È un buon segno. Più fiducia significa più soldi spesi e più soldi spesi significa più risorse nel motore dell’economia, un motore che in Danimarca è ingolfato da un po’. Segnali di ripresa ce ne erano già stati: il numero di disoccupati, ad esempio, è sceso sotto la soglia dei 150.000 individui. Una vera ripartenza non ci sarà però fin quando l’Europa non riprenderà a crescere: anche la Danimarca, infatti, lega le sue sorti all’andamento del mercato continentale.
Tutt’altra atmosfera in Svezia, dove inaspettatamente il Pil è scivolato al -0,1 per cento nel secondo trimestre di quest’anno. Anche in questo caso è il contesto europeo a influire. L’export svedese infatti è calato nel secondo trimestre di un -0,8 per cento, portando giù il Pil. I primi a essere sorpresi sono stati gli economisti svedesi che si aspettavano una crescita molto modesta ma comunque in territorio positivo.

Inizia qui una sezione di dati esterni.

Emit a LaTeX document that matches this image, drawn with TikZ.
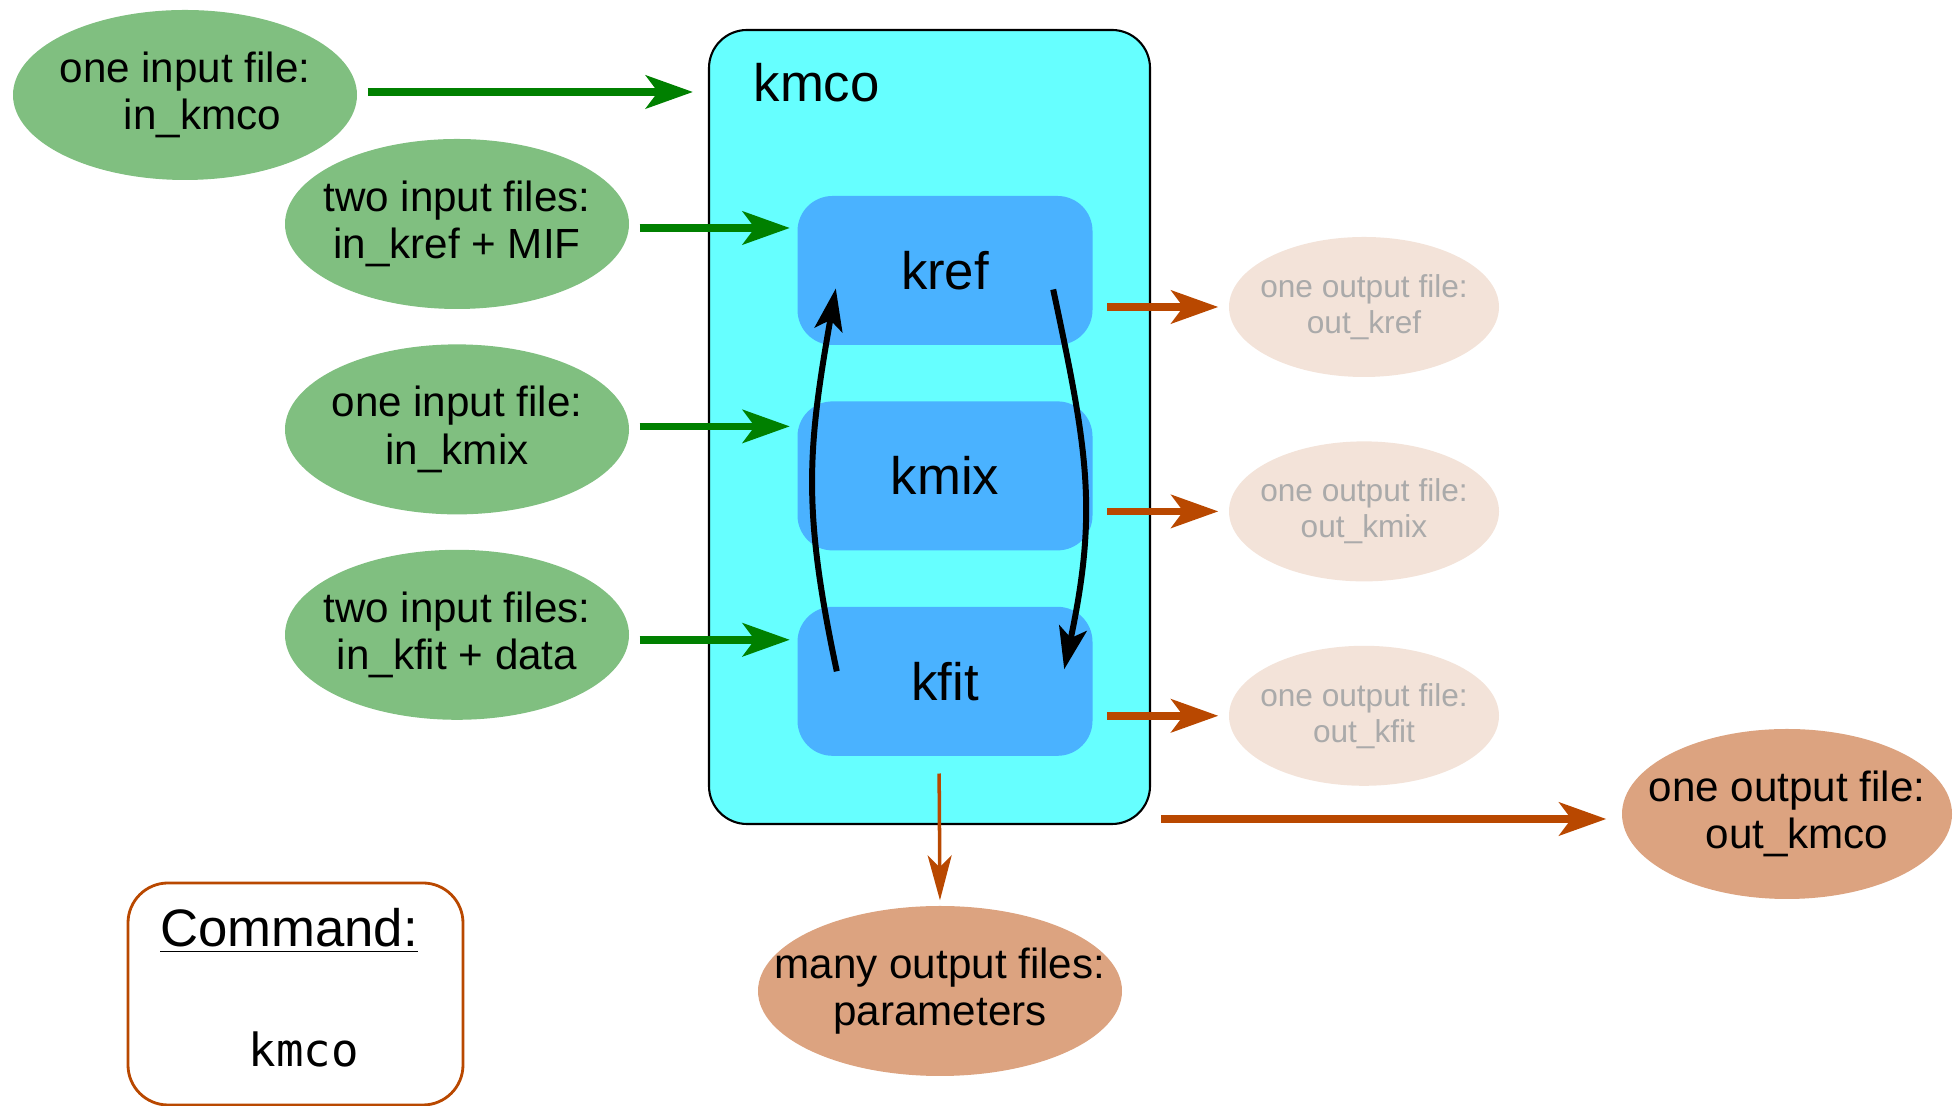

“La crisi in Europa sta lasciando cicatrici profonde” ha commentato il ministro delle Finanze Anders Borg, aggiungendo che il governo farà di tutto per stimolare l’economia del paese. Quest’anno, ha ricordato l’agenzia di stampa Bloomberg, Stoccolma ha investito 23 miliardi di corone (lo 0,7 per cento del Pil) in infrastrutture, ricerca e sviluppo.